Allen City Council passed an ordinance on new mandatory water restrictions Tuesday night.
The city decided that it will allow residents to water foundations, shrubs and trees within a 10-foot radius of their trunk up to two hours a day with a hand-held hose, or soaker hose.
Under the ordinance, a person is allowed to hand water his or her lawn for two hours every day, provided he or she remains outside manually operating the water flow.
Prior to the ordinance approval, Allen’s rules only allowed the hand watering of trees, shrubs and foundations. The new rules would also apply to lawns.
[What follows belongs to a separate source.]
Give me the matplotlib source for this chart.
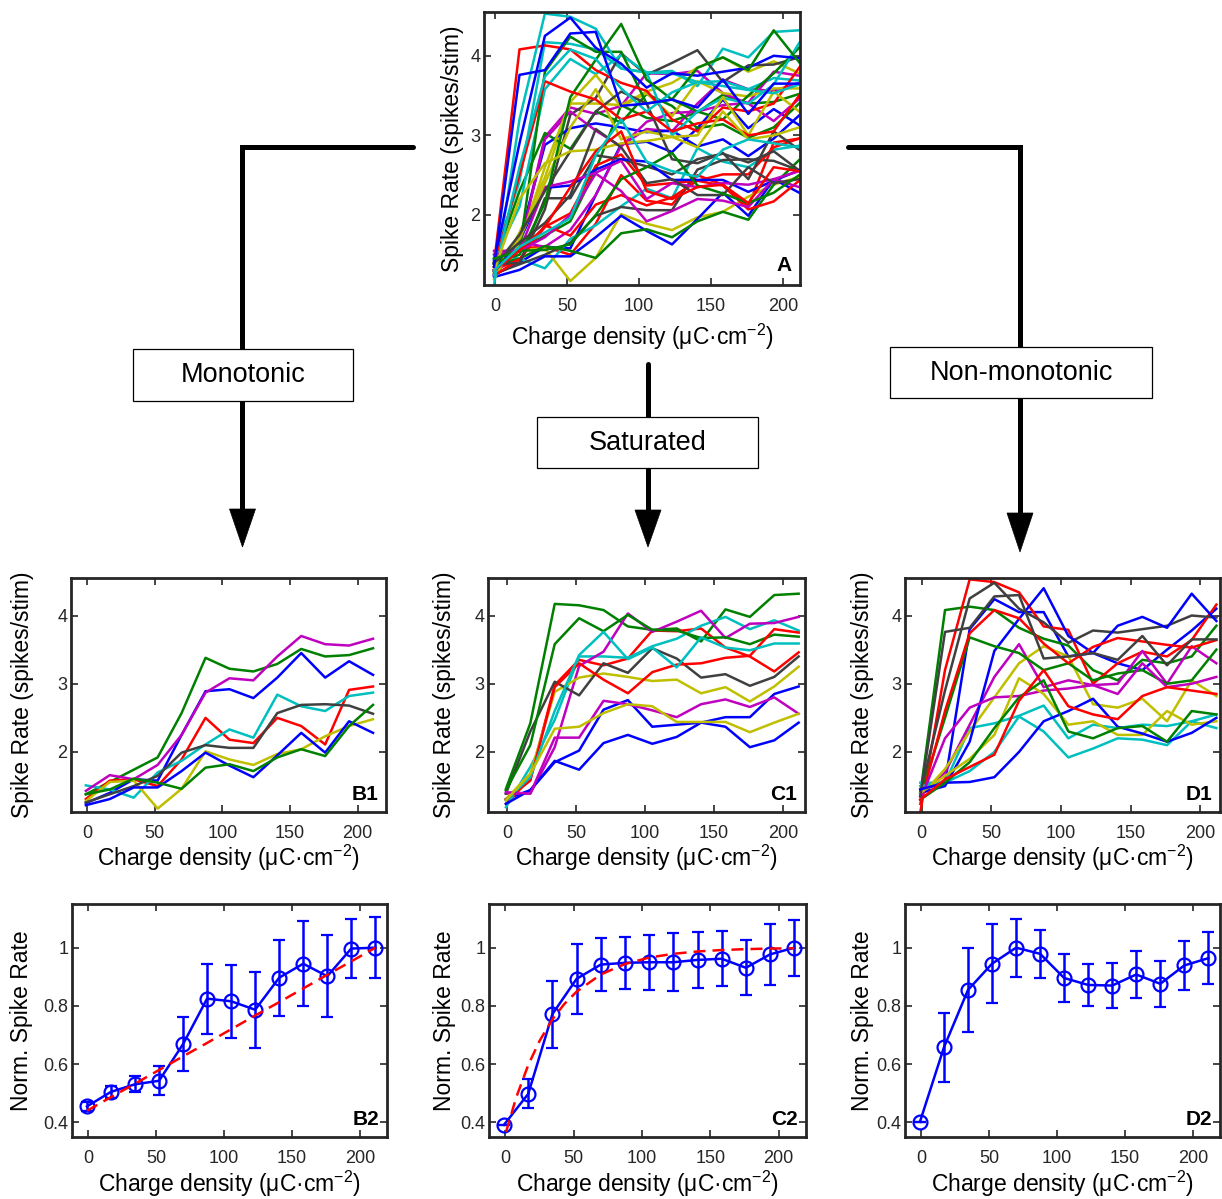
import matplotlib
matplotlib.use("Agg")
import matplotlib.pyplot as plt
from matplotlib.patches import Rectangle, Polygon

plt.rcParams['font.family'] = ['Liberation Sans', 'DejaVu Sans']
plt.rcParams['mathtext.default'] = 'regular'

# MATLAB-style colour order
COLORS = ['#0000ff', '#008000', '#ff0000', '#00bfbf', '#bf00bf', '#bfbf00', '#404040']

# charge density steps (uC/cm^2)
X = [-1, 16.7, 34.4, 52.1, 69.8, 87.5, 105.2, 122.9, 140.6, 158.3, 176.0, 193.7, 211.4]

# --- B1: monotonic units (spikes/stim) ---
MONO = [
    [1.25, 1.40, 1.60, 1.58, 2.25, 2.89, 2.92, 2.79, 3.09, 3.45, 3.09, 3.33, 3.13],
    [1.38, 1.56, 1.74, 1.92, 2.57, 3.38, 3.22, 3.18, 3.29, 3.51, 3.40, 3.42, 3.52],
    [1.31, 1.58, 1.60, 1.50, 1.89, 2.50, 2.18, 2.13, 2.50, 2.38, 2.11, 2.91, 2.96],
    [1.51, 1.45, 1.33, 1.70, 1.87, 2.11, 2.33, 2.21, 2.84, 2.67, 2.60, 2.82, 2.87],
    [1.43, 1.66, 1.60, 1.81, 2.25, 2.87, 3.08, 3.05, 3.40, 3.70, 3.58, 3.56, 3.66],
    [1.28, 1.56, 1.58, 1.17, 1.46, 2.01, 1.89, 1.81, 1.97, 2.04, 2.23, 2.38, 2.48],
    [1.26, 1.38, 1.50, 1.65, 1.99, 2.10, 2.06, 2.06, 2.57, 2.69, 2.70, 2.68, 2.56],
    [1.22, 1.31, 1.48, 1.48, 1.72, 1.99, 1.80, 1.63, 1.95, 2.28, 1.99, 2.45, 2.28],
    [1.38, 1.45, 1.61, 1.55, 1.46, 1.77, 1.82, 1.72, 1.92, 2.04, 1.94, 2.38, 2.69],
]

# --- C1: saturated units ---
SAT = [
    [1.31, 1.44, 1.85, 2.02, 2.62, 2.76, 2.37, 2.40, 2.43, 2.51, 2.51, 2.85, 2.96],
    [1.46, 2.42, 4.17, 4.15, 4.08, 3.84, 3.79, 3.81, 3.62, 4.09, 3.98, 4.30, 4.32],
    [1.24, 1.61, 2.98, 3.35, 3.27, 3.37, 3.78, 3.77, 3.81, 3.53, 3.40, 3.18, 3.46],
    [1.19, 1.78, 2.47, 3.40, 3.40, 3.38, 3.55, 3.66, 3.85, 3.98, 3.80, 3.93, 3.78],
    [1.39, 1.39, 2.07, 3.26, 3.47, 4.03, 3.76, 3.91, 4.07, 3.67, 3.88, 3.89, 3.98],
    [1.31, 1.68, 2.88, 3.09, 3.15, 3.10, 3.04, 3.06, 2.86, 2.95, 2.74, 2.96, 3.25],
    [1.39, 2.30, 3.03, 2.83, 3.30, 3.16, 3.52, 3.37, 3.09, 3.14, 2.97, 3.10, 3.40],
    [1.24, 1.44, 1.87, 1.74, 2.13, 2.25, 2.12, 2.22, 2.43, 2.37, 2.07, 2.17, 2.43],
    [1.44, 2.10, 3.58, 3.96, 3.77, 4.01, 3.79, 3.78, 3.67, 3.68, 3.58, 3.72, 3.69],
    [1.30, 1.58, 2.95, 3.30, 3.06, 2.86, 3.17, 3.28, 3.30, 3.38, 3.41, 3.80, 3.75],
    [1.29, 1.63, 2.60, 3.42, 3.76, 3.36, 3.53, 3.24, 3.68, 3.53, 3.49, 3.59, 3.59],
    [1.41, 1.39, 2.21, 2.21, 2.75, 2.70, 2.61, 2.51, 2.70, 2.77, 2.66, 2.80, 2.56],
    [1.29, 1.68, 2.34, 2.37, 2.57, 2.70, 2.67, 2.44, 2.44, 2.44, 2.29, 2.43, 2.56],
]

# --- D1: non-monotonic units ---
NONMONO = [
    [1.45, 1.55, 3.80, 4.24, 4.05, 4.05, 3.40, 3.45, 3.30, 3.20, 3.50, 3.78, 4.10],
    [1.39, 4.08, 4.13, 4.08, 3.82, 3.66, 3.56, 3.20, 3.05, 3.35, 3.30, 3.40, 3.85],
    [1.12, 3.20, 4.53, 4.49, 4.34, 3.84, 3.79, 3.00, 3.30, 3.47, 3.40, 3.64, 4.16],
    [1.55, 1.55, 2.35, 2.42, 2.53, 2.68, 2.20, 2.40, 2.35, 2.40, 2.38, 2.45, 2.55],
    [1.35, 1.70, 2.40, 3.10, 3.58, 2.95, 3.05, 2.98, 3.00, 3.48, 3.00, 3.55, 3.30],
    [1.35, 1.75, 2.30, 2.80, 3.30, 3.55, 3.40, 2.70, 2.65, 2.78, 2.45, 3.05, 2.82],
    [1.40, 2.90, 4.25, 4.48, 4.10, 3.90, 3.60, 3.78, 3.75, 3.80, 3.85, 4.00, 3.97],
    [1.40, 1.50, 2.15, 3.48, 3.95, 4.40, 3.70, 3.45, 3.85, 3.98, 3.82, 4.32, 3.92],
    [1.35, 2.50, 3.68, 3.55, 3.45, 3.20, 3.30, 3.05, 3.15, 3.20, 3.00, 3.05, 3.50],
    [1.24, 2.60, 3.74, 4.08, 3.96, 3.59, 3.30, 3.54, 3.67, 3.62, 3.57, 3.53, 3.64],
    [1.50, 1.55, 1.72, 2.00, 2.52, 2.30, 1.92, 2.05, 2.20, 2.18, 2.10, 2.45, 2.35],
    [1.30, 2.20, 2.65, 2.80, 2.82, 2.90, 2.93, 2.98, 2.85, 3.30, 2.95, 3.00, 3.10],
    [1.40, 1.65, 1.90, 2.25, 3.08, 2.85, 2.40, 2.45, 2.25, 2.25, 2.60, 2.40, 2.45],
    [1.35, 3.76, 3.82, 4.28, 4.30, 3.37, 3.40, 3.45, 3.35, 3.70, 3.27, 3.65, 3.65],
    [1.45, 1.55, 1.56, 1.63, 2.00, 2.45, 2.60, 2.78, 2.37, 2.27, 2.15, 2.28, 2.50],
    [1.30, 1.55, 1.85, 2.35, 2.80, 3.05, 2.30, 2.20, 2.35, 2.38, 2.15, 2.60, 2.55],
    [1.30, 1.60, 1.78, 1.96, 2.75, 3.20, 2.67, 2.55, 2.48, 2.82, 2.95, 2.90, 2.85],
]

# --- normalised population curves (mean +/- error) ---
B2_MEAN = [0.455, 0.505, 0.531, 0.543, 0.669, 0.825, 0.816, 0.787, 0.897, 0.945, 0.902, 0.997, 1.0]
B2_ERR = [0.015, 0.02, 0.027, 0.05, 0.093, 0.12, 0.125, 0.13, 0.13, 0.145, 0.14, 0.10, 0.105]
B2_FIT = [0.44, 0.487, 0.533, 0.58, 0.627, 0.673, 0.72, 0.767, 0.813, 0.86, 0.907, 0.953, 1.0]

C2_MEAN = [0.392, 0.498, 0.772, 0.893, 0.942, 0.948, 0.950, 0.950, 0.958, 0.962, 0.931, 0.977, 1.0]
C2_ERR = [0.0, 0.05, 0.115, 0.12, 0.09, 0.09, 0.095, 0.1, 0.097, 0.095, 0.095, 0.104, 0.096]
C2_FIT_X = [-3, 0, 8, 16.7, 25, 34.4, 43, 52.1, 69.8, 87.5, 105.2, 122.9, 140.6, 158.3, 176.0, 193.7, 211.4]
C2_FIT = [0.304, 0.36, 0.487, 0.597, 0.68, 0.754, 0.806, 0.849, 0.908, 0.944, 0.966, 0.979, 0.987,
          0.992, 0.995, 0.997, 0.998]

D2_MEAN = [0.402, 0.658, 0.855, 0.945, 1.0, 0.979, 0.896, 0.872, 0.870, 0.908, 0.876, 0.939, 0.964]
D2_ERR = [0.0, 0.118, 0.144, 0.135, 0.1, 0.083, 0.082, 0.072, 0.078, 0.082, 0.078, 0.084, 0.09]

XLABEL = 'Charge density (μC·cm$^{-2}$)'
W, H = 1222, 1199


def px_axes(fig, x0, y0, x1, y1):
    # axes from pixel box (top-left origin)
    return fig.add_axes([x0 / W, 1 - y1 / H, (x1 - x0) / W, (y1 - y0) / H])


def style(ax, label, ylabel, xlab_px, ylab_px):
    bb = ax.get_position()
    w_px, h_px = bb.width * W, bb.height * H
    ax.tick_params(direction='in', top=True, right=True, length=5, width=1.2,
                   labelsize=13, labelcolor='#262626', color='#262626')
    ax.tick_params(axis='y', pad=2.5)
    ax.tick_params(axis='x', pad=9.5)
    for s in ax.spines.values():
        s.set_linewidth(2)
        s.set_color('#262626')
    ax.set_xticks([0, 50, 100, 150, 200])
    ax.set_xlabel(XLABEL, fontsize=16.5, va='center')
    ax.set_ylabel(ylabel, fontsize=16.5, va='center')
    # label centres given as pixel distance from the spine
    ax.xaxis.set_label_coords(0.5, -xlab_px / h_px)
    ax.yaxis.set_label_coords(-ylab_px / w_px, 0.5)
    ax.text(0.975, 0.035, label, transform=ax.transAxes, ha='right', va='bottom',
            fontsize=15, fontweight='bold')


def spike_panel(ax, lines, xlim):
    for i, y in enumerate(lines):
        ax.plot(X, y, color=COLORS[i % 7], lw=1.8)
    ax.set_xlim(*xlim)
    ax.set_ylim(1.12, 4.55)
    ax.set_yticks([2, 3, 4])


def norm_panel(ax, mean, err):
    ax.errorbar(X, mean, yerr=err, color='#0000ff', marker='o', mfc='none', ms=10,
                mew=1.6, lw=1.8, elinewidth=1.8, capsize=4.5, capthick=1.8, zorder=2)
    ax.set_xlim(-12, 220)
    ax.set_ylim(0.35, 1.15)
    ax.set_yticks([0.4, 0.6, 0.8, 1.0])
    ax.set_yticklabels(['0.4', '0.6', '0.8', '1'])


fig = plt.figure(figsize=(W / 100, H / 100), dpi=100)

# panel A: all units
axA = px_axes(fig, 484, 12, 800, 285)
spike_panel(axA, MONO + SAT + NONMONO, (-8, 212))
style(axA, 'A', 'Spike Rate (spikes/stim)', 52, 32)

axB1 = px_axes(fig, 71, 578, 386, 812)
spike_panel(axB1, MONO, (-12, 221))
style(axB1, 'B1', 'Spike Rate (spikes/stim)', 46, 48)

axC1 = px_axes(fig, 488, 578, 805, 812)
spike_panel(axC1, SAT, (-14, 216))
style(axC1, 'C1', 'Spike Rate (spikes/stim)', 46, 43)

axD1 = px_axes(fig, 905, 578, 1220, 812)
spike_panel(axD1, NONMONO, (-12, 214))
style(axD1, 'D1', 'Spike Rate (spikes/stim)', 46, 43)

axB2 = px_axes(fig, 72, 904, 387, 1137)
norm_panel(axB2, B2_MEAN, B2_ERR)
axB2.plot(X, B2_FIT, color='#ff0000', lw=1.8, dashes=(4.8, 2.8), zorder=3)
style(axB2, 'B2', 'Norm. Spike Rate', 47, 50)

axC2 = px_axes(fig, 489, 904, 806, 1137)
norm_panel(axC2, C2_MEAN, C2_ERR)
axC2.plot(C2_FIT_X, C2_FIT, color='#ff0000', lw=1.8, dashes=(4.8, 2.8), zorder=3)
style(axC2, 'C2', 'Norm. Spike Rate', 47, 44)

axD2 = px_axes(fig, 905, 904, 1220, 1137)
norm_panel(axD2, D2_MEAN, D2_ERR)
style(axD2, 'D2', 'Norm. Spike Rate', 47, 43)

# flow-chart overlay in pixel coordinates
ov = fig.add_axes([0, 0, 1, 1], zorder=-1)
ov.set_xlim(0, W)
ov.set_ylim(H, 0)
ov.axis('off')

arrow_kw = dict(color='black', lw=3.6, solid_capstyle='round', solid_joinstyle='miter')
ov.plot([413, 242, 242], [147, 147, 512], **arrow_kw)
ov.plot([648, 648], [364, 512], **arrow_kw)
ov.plot([848, 1020, 1020], [147, 147, 515], **arrow_kw)
for cx, top, tip in [(242.5, 509, 547), (648, 510, 547), (1020, 513, 552)]:
    ov.add_patch(Polygon([(cx - 13, top), (cx + 13, top), (cx, tip)], closed=True,
                         facecolor='black', edgecolor='black', lw=0.5))

boxes = [('Monotonic', 133, 349, 353, 401),
         ('Saturated', 537, 417, 758, 468),
         ('Non-monotonic', 890, 347, 1152, 398)]
for txt, x0, y0, x1, y1 in boxes:
    ov.add_patch(Rectangle((x0, y0), x1 - x0, y1 - y0, facecolor='white',
                           edgecolor='black', lw=0.9, zorder=3))
    ov.text((x0 + x1) / 2, (y0 + y1) / 2, txt, ha='center', va='center',
            fontsize=19.5, zorder=4)

fig.savefig('out.png', dpi=100)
The ordinance will also prohibit hosing of paved areas, buildings or windows, operation of ornamental fountains, washing or rinsing vehicles by hose unless using a shut-off nozzle and prohibit using water in such a manner as to allow runoff or other waster.
Under Stage 3 water restrictions, the city of Allen only allows sprinkler and irrigation systems to run twice per month on an assigned water day.
“You’ve got one day every two weeks,” said Tim Buck of Allen, who supports the idea of hand watering. “You’re lucky if you remember.”
Buck thinks hand watering could be a nice supplement, but he worries about the time commitment.
“There’s hardly time to go out and move a sprinkler around – let alone stand there with a hose in your hand,” Buck said.
At Puckett’s Nursery in Allen, employees told NBC 5 they exclusively water by hand and encourage their customers to do the same.
Manager Dianne Ogburn said in the first years of drought, people were resistant to the idea.
“We did have customers that didn’t own a water hose and they were offended that they might have to get out there and do some work,” Ogburn said.
However, Ogburn said most people quickly changed their tune, after realizing the extensiveness of the drought.
Neighboring cities have similar hand watering rules.
Plano and Frisco both allow hand watering for two hours per day, but the times citizens are allowed to be outside watering varies from city to city.